Dr. John Murphy’s Universal Principles of Effective Communication

Last November, I had the pleasure of hearing one of my former professors at the University of Texas at Austin, Dr. John Murphy, present his “Universal Principles of Effective Communication” at the Texas Exes Lunchtime Lecture series. While I’d heard a version of this lecture before, I was pumped to hear him speak again and be back in the “classroom.”

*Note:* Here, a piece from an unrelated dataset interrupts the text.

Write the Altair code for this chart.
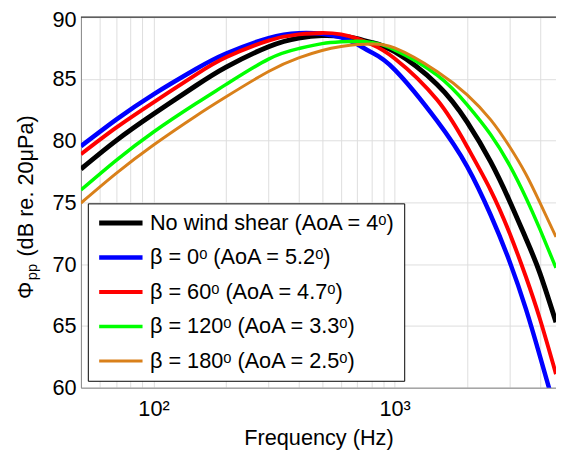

As I recounted my experience to the KG team, I was disappointed that my younger colleagues did not have the pleasure of taking ADV 318J with Dr. Murphy. In light of this, and the biggest advertising event of the year, the Super Bowl, having just passed, I’d like to share Dr. Murphy’s “Universal Principles of Effective Communication” and pass along some of his wisdom and a few classic examples he shared*.

Think Different

“Think Different” is Dr. Murphy’s first principle of effective communication. Here, the main objective is to do something different – either different from your norm or different from your competitors. A couple of examples that Dr. Murphy provided were the 1997 Apple campaign that coined the term “Think Different.” and this Chevy commercial in the spirit of “Lassie,” that doesn’t focus on the truck’s features, but instead, tells a familiar and captivating story.

Simplicity

We know this as KISS or “Keep it simple, stupid,” a principle that applies across the business world. It’s exactly what it sounds like; don’t complicate things.

Specificity

Specifics sell. When communicating, whether through an ad campaign or a business email, it’s important to be as specific as possible. By providing unambiguous details, the consumer knows exactly what to expect, making it more likely for them to engage with your call to action. For this principle, Dr. Murphy shared an ad that appeared in a Houston newspaper listing a non-profit’s detailed, and specific, list of needed donation items.

Believability

Believability isn’t simply telling the truth, it’s doing it in a way that people understand. Therefore, the key is using familiar language and speaking in the way that your audience would. This may mean setting aside some grammatical and syntax principals to relate to the audience.

Relevance

Furthermore, make sure you’re communicating to the right audience and don’t be afraid to call them out. Are you trying to reach millennials? Fathers? Milk drinkers? No matter who it is, by calling them out, you can be sure to grab their attention.

Likability

Now, we all know, especially in the age of social media, it’s impossible to get EVERYONE to like you. However, being likable is the first step in getting someone to buy something from you. Most of the time, consumers, and certainly businesses, aren’t going to purchase a product or service from someone they don’t like. A classic example is a car salesman in Michigan who sent every single one of his customers a card every month; on the back of every card it said, “I like you.” Clearly, this worked; he sold over 13,000 cars throughout the course of his career.

Consistency

It’s okay to say the same thing over and over. Some of the biggest brand names have achieved great advertising success by sticking to a consistent strategy. For example, Nike continues to tell audiences, “Just Do It,” Motel 6 promises, “We’ll leave the light on for you,” and, the iconic Budweiser Clydesdales, who barely made the cut this year, have been a constant.

While Dr. Murphy’s presentation focused on advertising campaigns, the same principles can be applied to PR and any form of strategic communications. Furthermore, these principles can be used beyond the world of strategic communications and used in your everyday business or personal correspondence.

*All ideas and examples in this blog are credited to Dr. John Murphy.